What kind of implementation would fit well with these rules?
  Single entity in charge of ordering each CPU's operations (i.e. the CPU).
  Single entity in charge of ordering each location's operations.
  You don't need a central entity to choose the single total order!
  Example: partition memory over multiple modules on a network.
    Send all memory ops to relevant module.
    Divides up memory load nicely for good parallelism.

Does your lab 5 enforce sequential consistency for i-node blocks?
  Each machine's operations on an i-node are ordered (due to lock client code...)
  Lock server serializes read and write ops on an i-node by different machines.
  Lots of details: e.g. wait for block server reply before releasing lock.
  But across i-nodes: no! ccfs issues concurrent operations.

So you don't *need* to send all memory operations to home module.
  Home module can grant ownership using tokens or locks.

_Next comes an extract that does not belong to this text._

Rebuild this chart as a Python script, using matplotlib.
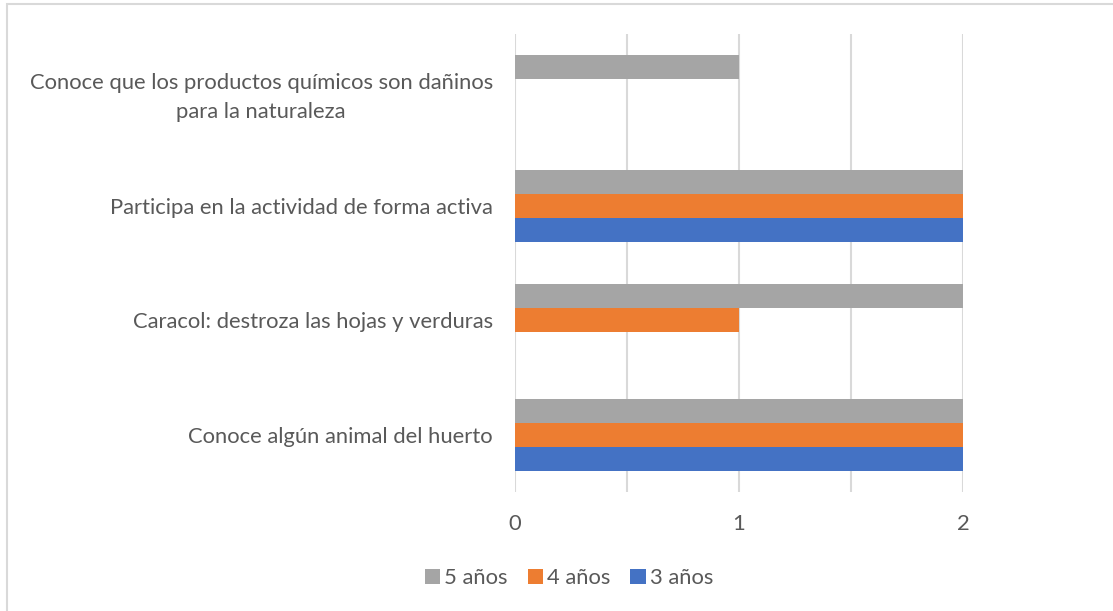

To what extent can you optimize sequential consistency?
  Delegate ownership via tokens
    So home module is serializing token grants, not memory operations
    Memory operations execute (mostly) in local caches
    This makes single-writer workloads fast
  Shared read caching also works
    CPUs cannot tell there was no global total order for reads
    Still need to serialize writes through home module
  But you can't make both reads and writes fast, in general
    Because memory system has to serialize operations for each location
    Which requires communication

In what sense is sequential looser than strict?
  I.e. what are we giving up?
  I.e. what programs will break?
  Answer: seq const doesn't let you reason about timing.

In general seqential consistency doesn't let you reason based on real time
  CPU0: w(x)0  w(x)1
  CPU1: w(y)0       w(y)2
  CPU2:                  r(y)? r(x)?
  Suppose observer knows operations occured in this temporal order
  Strict consistency requires r(y)1 r(x)2
  But sequential consistency allows either or both to read as zero
  You *can* reason based on per-CPU instruction order and observed values:
    e.g. CPU1: if(x==1)y=2
    then r(y)2 => r(x)1
    because w(x)1 must have finished before r(x) starts

Example of a faster consistency model?
  We're willing to accept more work for the programmer.
    Though we still want a well-defined model.
  And in return we expect faster execution.

Release Consistency
  You rarely see programs like the a=1; if(b==0) example.
    Because it's so hard to reason about them.
  Instead, parallel programs typically lock data that is shared and mutable.
    To create atomic multi-step sequences.
    (Not the same as cache ownership tokens...)
  Example: bank account transfer:
    acquire(l);
    b1 = b1 + x;
    b2 = b2 - x;
    release(l);
  Other CPUs aren't allowed to look at b1 or b2 while l is locked.
  So CPU could do the operations in any order within the critical section.
    I.e. load b2 before storing b1.
  Rules:
    1. CPU can't re-order any LD/ST before the acquire().
       (otherwise you might read b1 while someone else has the lock)
    2. Writes must finish before release() completes.
       (otherwise other CPUs might not see the writes)
  Can re-order, cache, &c within release/acquire, so fast.
  But: memory system must understand locks, acquire(), and release().

Tomorrow's paper (Treadmarks) is all about implementing release consistency.